Are there modern game that show how you might do it better?  There is Article 27 - the game of the UN security council that comes with a gavel that you bang to call a vote and there are no many games that do that.

It's a very abstract game - you get given some random tiles that reflect what issues you care about (military, environment) - sometimes you want a there to be action on an area and some times you don't.  The chair sets up a proposal - which will give or take VP's depending on your scoring tiles and then the arguing starts.  Those that are happy are in agreement - while those who stand to lose are against.  The kicker is that any single player can veto - however it costs them VP's and it also costs the chair VP's the chair is often seeking to find the lowest common denominator position while not being sure what people are about.  When they have done enough - gavel comes down - vote happens and if the majority like it and nobody veto's then the scoring conditions are revealed and people see who did well and who did badly.

Sounds complicated to track - but actually the UI of the game helps with screens and voting areas where players can indicate which areas they are happy or unhappy with - which looks like this....


And it takes about an hour and half - which makes it an interesting model to consider if you wanted to make a three hour version of Republic of Rome.  

So if you were going to work on a euro Republic of Rome - what would you do?  

Well you'd have to have concrete things to discuss rather then abstract issues - which means you'd need some sort of underlying co-op game style system that you are battling/puzzling up against.  One that is not actually that hard if you did it as a true co-op - but where unresolved issues have a way of biting you all in the arse. 

You'd make sure that there were a lot of issues/rewards on the table each time - and that each player had a hand of secret agendas that would give them a bonus depending on what happened.  So that province might not look good to you - but if he's got an income boasting card then it might be a reward not a punishment.

You'd need a good UI - that meant that what ever was up for voting would be clear and obvious to everybody.  

You'd want voting to be a more dynamic process - the words 'me and you can outvote them both on everything so what are we doing' is the death knell of fun.  

You'd try and keep the action focused in the Senate - make the rest of the game as minimalist as possible.  So each player quickly does some stuff (like drawing cards for themselves or for the table)- and then onto the arguing. Minimal decisions or dice rolling to be done either side of the senate - the important stuff is in the Senate (although there would be some because you'd want a random factor in deciding battles).  So specifically you'd split the single deck of cards into two - one with cards for players hands and one with cards for the table.  The table cards would contain issues, wars, and events all bundled up together.    

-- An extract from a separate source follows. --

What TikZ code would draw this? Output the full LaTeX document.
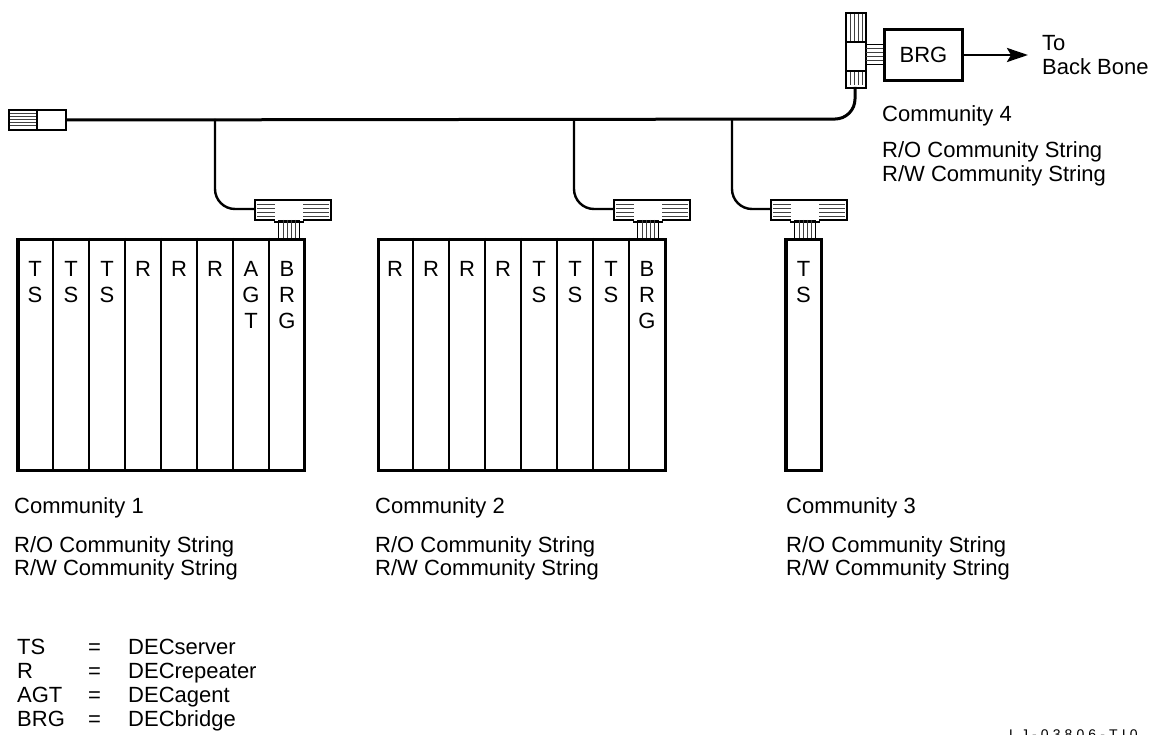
\documentclass[tikz,border=0pt]{standalone}
\usepackage{fontspec}
\setmainfont{Liberation Sans}
\usetikzlibrary{arrows.meta,calc}
\tikzset{
  x=1pt,y=-1pt,
  txt/.style={anchor=base west,inner sep=0pt,font=\fontsize{22}{24}\selectfont},
  slotlbl/.style={align=center,anchor=north,inner sep=0pt,font=\fontsize{22}{26}\selectfont},
  rack/.style={draw,line width=3.5pt,rectangle,inner sep=0pt,minimum height=230.5pt,anchor=north west},
  part/.style={draw,line width=2pt,rectangle,inner sep=0pt,fill=white,anchor=north west},
  hatch/.style={line width=0.9pt,black!75},
  slotline/.style={line width=1.5pt},
  bus/.style={line width=3pt},
  branch/.style={line width=2.4pt,rounded corners=20pt},
}
\newcommand{\HorizT}[2]{% name, x of left edge of the bar
  \foreach \yy in {204,208,212,216}{
    \draw[hatch] (#2+2,\yy) -- (#2+74,\yy);}
  \draw[line width=2pt] (#2,200) rectangle (#2+76,220);
  \node[part,minimum width=28pt,minimum height=20pt,draw=none] (#1c) at (#2+19,200) {};
  \draw[line width=2pt] (#1c.north west) -- (#1c.north east) (#1c.south west) -- (#1c.south east);
  \node[part,minimum width=21pt,minimum height=18pt,fill=none,line width=1.2pt] (#1s) at (#2+23,220) {};
  \foreach \xx in {5,9,13,17}{
    \draw[hatch] (#2+23+\xx,220) -- (#2+23+\xx,238);}
  \coordinate (#1w) at (#2,210);
}
\begin{document}
\begin{tikzpicture}
\useasboundingbox (0,0) rectangle (1152,735);
\clip (0,0) rectangle (1152,735);

% racks
\node[rack,minimum width=286.5pt] (rack1) at (16,238) {};
\foreach \n/\xx in {1/53,2/89,3/125,4/161,5/197,6/233,7/269}{
  \draw[slotline] (\xx,238) -- (\xx,470);}
\foreach \xx/\t in {35/T\\S,71/T\\S,107/T\\S,143/R,179/R,215/R,251/A\\G\\T,287/B\\R\\G}{
  \node[slotlbl] at (\xx,261.5) {\t};}
\node[rack,minimum width=287pt] (rack2) at (376.5,238) {};
\foreach \xx in {413,449,485,521,557,593,629}{
  \draw[slotline] (\xx,238) -- (\xx,470);}
\foreach \xx/\t in {395/R,431/R,467/R,503/R,539/T\\S,575/T\\S,611/T\\S,647/B\\R\\G}{
  \node[slotlbl] at (\xx,261.5) {\t};}
\node[rack,minimum width=35.5pt] (rack3) at (784,238) {};
\node[slotlbl] at (803.5,261.5) {T\\S};

% T connectors
\HorizT{ta}{255}
\HorizT{tb}{614}
\HorizT{tc}{771}

% vertical T at top right
\foreach \xx in {850,854,858,862}{
  \draw[hatch] (\xx,14) -- (\xx,85);}
\node[part,minimum width=20pt,minimum height=27pt,draw=none] (tdc) at (845,42) {};
\node[part,minimum width=20pt,minimum height=75pt,fill=none] (td) at (845,12) {};
\draw[line width=2pt] (tdc.north west) -- (tdc.north east) (tdc.south west) -- (tdc.south east);
\foreach \yy in {48,52,56,60}{
  \draw[hatch] (865,\yy) -- (884,\yy);}
\node[part,minimum width=19pt,minimum height=20pt,fill=none,line width=1.2pt] (tds) at (865,44) {};

% bridge
\node[draw,line width=3pt,rectangle,minimum width=78pt,minimum height=51pt,inner sep=0pt,
  font=\fontsize{22}{24}\selectfont] (brg) at (923.5,55) {BRG};
\coordinate (arrowend) at (1028,55);
\draw[line width=2.6pt,-{Stealth[length=21pt,width=14pt,inset=4pt]}] (brg.east) -- (arrowend);

% cap at the free end
\foreach \yy in {113,116,119,122,125}{
  \draw[line width=0.9pt,black!75] (9,\yy) -- (37,\yy);}
\node[part,minimum width=57pt,minimum height=20pt,fill=none] (cap) at (8,109) {};
\draw[line width=1.5pt] (37,109) -- (37,129);

% bus and branches
\coordinate (ja) at (215,119);
\coordinate (jb) at (574,119);
\coordinate (jc) at (732,119);
\draw[bus,rounded corners=20pt] (cap.east) -- (855,119) -- (855,87);
\draw[branch] (ja) -- (215,209) -- (taw |- 0,209);
\draw[branch] (jb) -- (574,209) -- (tbw |- 0,209);
\draw[branch] (jc) -- (732,209) -- (tcw |- 0,209);

% texts
\node[txt] at (1042,51) {To};
\node[txt] at (1042,75) {Back Bone};
\node[txt] at (882,122) {Community 4};
\node[txt] at (882,158) {R/O Community String};
\node[txt] at (882,182) {R/W Community String};
\node[txt] at (14,513) {Community 1};
\node[txt] at (14,552) {R/O Community String};
\node[txt] at (14,575) {R/W Community String};
\node[txt] at (375,513) {Community 2};
\node[txt] at (375,552) {R/O Community String};
\node[txt] at (375,575) {R/W Community String};
\node[txt] at (786,513) {Community 3};
\node[txt] at (786,552) {R/O Community String};
\node[txt] at (786,575) {R/W Community String};

\node[txt] at (17,654) {TS};
\node[txt] at (88,654) {=};
\node[txt] at (128,654) {DECserver};
\node[txt] at (17,678) {R};
\node[txt] at (88,678) {=};
\node[txt] at (128,678) {DECrepeater};
\node[txt] at (17,702) {AGT};
\node[txt] at (88,702) {=};
\node[txt] at (128,702) {DECagent};
\node[txt] at (17,726) {BRG};
\node[txt] at (88,726) {=};
\node[txt] at (128,726) {DECbridge};

\newcommand{\gp}{\kern4.1pt}
\node[txt,font=\fontsize{14}{14}\selectfont] at (1009,739) {L\gp J\gp -\gp 0\gp 3\gp 8\gp 0\gp 6\gp -\gp T\gp I\gp 0};
\end{tikzpicture}
\end{document}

You might want to get rid of the 'people' that Republic of Rome has - and just make each player 'a faction'.  I'm torn on that - they add a lot of flavour and theme - but they also add a lot of fiddling around.

Thursday 2 October 2014

Dice!

So there is an interesting article about dice in board games up at boing boing (there doing a bunch of stuff about board games including some nice reviews at the moment).

Which I mainly agree with because I like dice in the 'roll and then use' sense - but dislike them in the choose then roll sense- which is basically what they are talking about.

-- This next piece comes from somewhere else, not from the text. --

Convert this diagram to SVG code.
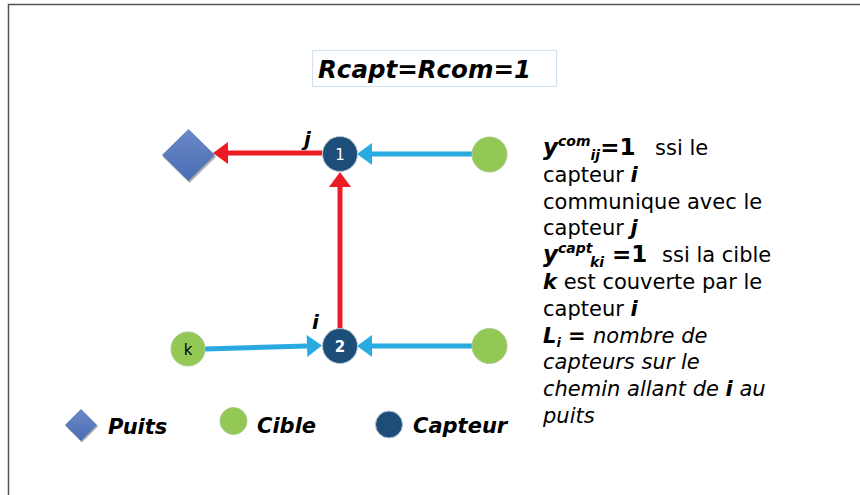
<svg xmlns="http://www.w3.org/2000/svg" width="860" height="495" viewBox="0 0 860 495">
<style>
text{font-family:"DejaVu Sans","Verdana",sans-serif;fill:#000}
.bi{font-weight:bold;font-style:italic}
.b{font-weight:bold}
.it{font-style:italic}
.body{font-size:21px}
.red{stroke:#ed1c24;stroke-width:5;fill:none}
.blue{stroke:#29abe2;stroke-width:5;fill:none}
.cap{fill:#1c4e79;stroke:#b9c6d2;stroke-width:1}
.cib{fill:#92c853;stroke:#a9c98a;stroke-width:1}
</style>
<defs>
<linearGradient id="dg" x1="0" y1="0" x2="0" y2="1">
<stop offset="0" stop-color="#6a89c9"/>
<stop offset="1" stop-color="#4a6db3"/>
</linearGradient>
<marker id="ar" markerUnits="userSpaceOnUse" markerWidth="16" markerHeight="24" refX="0" refY="12" orient="auto" overflow="visible">
<path d="M0,1 L15,12 L0,23 z" fill="#ed1c24"/>
</marker>
<marker id="ab" markerUnits="userSpaceOnUse" markerWidth="16" markerHeight="24" refX="0" refY="12" orient="auto" overflow="visible">
<path d="M0,1 L15,12 L0,23 z" fill="#29abe2"/>
</marker>
</defs>
<rect x="8.5" y="4.5" width="900" height="600" fill="#fff" stroke="#555" stroke-width="1.5"/>

<g id="title">
<rect x="312.5" y="50.5" width="244" height="36" fill="#fff" stroke="#d4e2f0" stroke-width="1.2"/>
<text x="318" y="77.5" class="bi" font-size="24.5">Rcapt=Rcom=1</text>
</g>

<g id="connectors">
<path class="red" d="M322,153 L228,153" marker-end="url(#ar)"/>
<path class="blue" d="M472,154 L372,154" marker-end="url(#ab)"/>
<path class="red" d="M340,329 L340,187" marker-end="url(#ar)"/>
<path class="blue" d="M205,349 L307,346" marker-end="url(#ab)"/>
<path class="blue" d="M472,346 L372,346" marker-end="url(#ab)"/>
</g>

<g id="puits">
<polygon points="189.5,130.5 216,157 189.5,183 163,157" fill="#3a3a3a" opacity="0.4"/>
<polygon points="188.5,129 215,155 188.5,181 162,155" fill="url(#dg)"/>
</g>

<g id="capteur1">
<circle class="cap" cx="340" cy="154" r="17.5"/>
<text x="340" y="160" font-size="15" text-anchor="middle" style="fill:#fff">1</text>
<text x="304" y="146" class="bi" font-size="20">j</text>
</g>

<g id="capteur2">
<circle class="cap" cx="340" cy="346" r="17.5"/>
<text x="340" y="352" font-size="15" class="b" text-anchor="middle" style="fill:#fff">2</text>
<text x="312" y="329" class="bi" font-size="20">i</text>
</g>

<g id="cible1">
<circle class="cib" cx="489.5" cy="154.5" r="17.5"/>
</g>

<g id="cible2">
<circle class="cib" cx="489.5" cy="346" r="17.5"/>
</g>

<g id="cibleK">
<circle class="cib" cx="188" cy="349" r="17"/>
<text x="188" y="355" font-size="15" text-anchor="middle">k</text>
</g>

<g id="explication" class="body">
<text x="543" y="155"><tspan class="bi" font-size="23">y</tspan><tspan class="bi" font-size="14" dy="-9">com</tspan><tspan class="bi" font-size="14" dy="14">ij</tspan><tspan class="b" font-size="23" dy="-5">=1</tspan><tspan x="655">ssi le</tspan></text>
<text x="543" y="182">capteur <tspan class="bi">i</tspan></text>
<text x="543" y="209">communique avec le</text>
<text x="543" y="235">capteur <tspan class="bi">j</tspan></text>
<text x="543" y="262"><tspan class="bi" font-size="23">y</tspan><tspan class="bi" font-size="14" dy="-9">capt</tspan><tspan class="bi" font-size="14" dy="14" x="590">ki</tspan><tspan class="b" font-size="23" dy="-5" x="612">=1</tspan><tspan x="662">ssi la cible</tspan></text>
<text x="543" y="289"><tspan class="bi">k</tspan> est couverte par le</text>
<text x="543" y="316">capteur <tspan class="bi">i</tspan></text>
<text x="543" y="343"><tspan class="bi">L</tspan><tspan class="bi" font-size="13" dy="4">i</tspan><tspan class="b" dy="-4" x="568">=</tspan><tspan class="it" x="593">nombre de</tspan></text>
<text x="543" y="369" class="it">capteurs sur le</text>
<text x="543" y="396" class="it">chemin allant de <tspan class="bi">i</tspan> au</text>
<text x="543" y="423" class="it">puits</text>
</g>

<g id="legende">
<g id="leg-puits">
<polygon points="82,410.5 98,426.5 82,442.5 66,426.5" fill="#3a3a3a" opacity="0.4"/>
<polygon points="81,409 97,425 81,441 65,425" fill="url(#dg)"/>
<text x="108" y="434" class="bi" font-size="21">Puits</text>
</g>
<g id="leg-cible">
<circle class="cib" cx="233.5" cy="421" r="13.5"/>
<text x="257" y="433" class="bi" font-size="21">Cible</text>
</g>
<g id="leg-capteur">
<circle class="cap" cx="389" cy="424.5" r="13.5"/>
<text x="413" y="433" class="bi" font-size="21">Capteur</text>
</g>
</g>
</svg>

But I do  think it misses a trick because it does not really talk about games that use non-numerical* dice.  Those times when you've still got a nice cube in our hand but they don't have a number on at all.  For example roll through the ages  in which the dice have a mix of pots, coins, skulls, workers, and grain on their six sides – and published in 2008 before both alien frontiers** and castle burgundy****.  That's very much a roll and see what you can do with it kind of game (with re-rolls) and a chunk of ‘push your luck’ as you skirt around the disasters.

The 'hey this is new!' tone made me think about other  “not just rolling the dice” mechanic I could think of, which if your me gets you back as far as 1974 with Apocalypse: The Game of Nuclear Devastation (more generally known as classic Warlord apparently) in which while you have dice you don’t roll them – you use them to secretly choose a number that the other person has to try and guess it.

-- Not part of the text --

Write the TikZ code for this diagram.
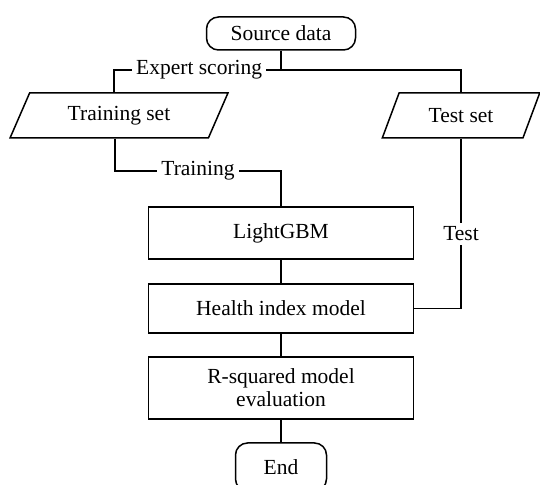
\documentclass[tikz,border=0pt]{standalone}
\usepackage{fontspec}
\setmainfont{Liberation Serif}
\usetikzlibrary{shapes.geometric}
\begin{document}
\begin{tikzpicture}[x=.5pt,y=-.5pt,line width=.75pt,
  font=\fontsize{10.75}{11.5}\selectfont,
  box/.style={draw,rectangle,minimum width=132.5pt,align=center,inner sep=1pt},
  term/.style={draw,rectangle,rounded corners=6pt,inner sep=1pt},
  io/.style={draw,trapezium,trapezium left angle=63,trapezium right angle=117,
    trapezium stretches=true,minimum height=22.5pt,inner sep=1pt},
  lbl/.style={fill=white,inner sep=2pt}]
\useasboundingbox (0,0) rectangle (540,485);
%%%%
\node[term,minimum width=74.5pt,minimum height=16.5pt] (src) at (281,33.5) {Source data};
\node[io,minimum width=109pt] (train) at (119,115.5) {Training set};
\node[io,minimum width=79pt] (test) at (461,115.5) {Test set};
\node[box,minimum height=26pt] (lgbm) at (281,233) {LightGBM};
\node[box,minimum height=24.5pt] (health) at (281,308.5) {Health index model};
\node[box,minimum height=31pt] (rsq) at (281,388) {R-squared model\\evaluation};
\node[term,minimum width=45.5pt,minimum height=24pt] (end) at (281,467) {End};
%%%%
\coordinate (split) at (src.south |- 0,70);
\coordinate (tbend) at ([xshift=-2pt]train.south |- 0,171);
\draw (src.south) -- (split) -| (test.north);
\draw (split) -| node[lbl,pos=.245] {Expert scoring} ([xshift=-2.5pt]train.north);
\draw ([xshift=-2pt]train.south) -- (tbend) -- node[lbl] {Training} (tbend -| lgbm.north) -- (lgbm.north);
\draw (lgbm) -- (health);
\draw (health.east) -| node[lbl,pos=.72] {Test} (test.south);
\draw (health) -- (rsq);
\draw (rsq) -- (end);
\end{tikzpicture}
\end{document}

Then I got thinking about how what both Alien Frontiers and Castle Burgundy are doing is using the numbers on the dice as symbols – but allowing the pre-existing relationships between those symbols to carry on existing.  So while the game talks about adding or subtracting one from your dice  - it just as easily could have talked about allowing you to move  1 forward or backwards around some arbitrary track.  They could have easily had A through to F on the dice and it would have been the same (other then that custom dice are expensive and so if you can use a standard D6 then brilliant).

All of which led me onto thinking about the broad type of dice based mechanics I can think off.   

Roll – and then do as the dice dictate (ie move that many space forwards)
Choose action – then roll (pick your thing then find out if you succeeded or failed - the first one might be a subset of this it's just your choice of actions is 1......)
Roll – then choose action (throw dice and then work out what you can do with that roll).
Pick/store a number on the dice (using a dice as a variable value counter)

Some additional things you can do with dice….
Change them (manipulation)- add, subtract or flip them over to their other side
Roll them again- throw them again 

Some dice scoring mechanisms

Every dice that rolls over (or under a number)
Getting over/under an amount in total
Pairs/Tripples/Quads
Straights

Any I've missed?  Any earlier examples?

EDIT - couple of good examples of other mechanisms I've missed.

Rolling for distance - as in the utterly bonkers Konig der maulwurgel (which is odd since I own a copy and introduced people to it.)

Stacking them on top of each other  - as in the rather interesting blueprints .

In both the new example the value on the dice is significant - so in Konig - some roles are 'invalid' and you don't get to take that move, while in blueprints the value determines what can be put on top of each other.

*Some dice have a different distribution of numbers (for example 1-3 twice) but they generally consider the numbers to be numbers – ie one better or worse than the others.  Even something like the fudge dice which had + blanks and - on them are really numeric dice.....
**Side note – I was unimpressed by alien frontiers when I played it – I probably owe it a revisit as lot of people say good things about it.   My problem*** was that having more dice is good, and you get more dice by getting a pair – once you’ve got a third dice then getting a 4th dice is easy.  Or like me you only role a pair when some bugger with more dice has already stolen the "get more dice" spot....
***From memory – about 4 years ago – I might be totally wrong about the rules.
****Where as I love castle burgundy.*****
*****Apparently this shit is addictive – who know?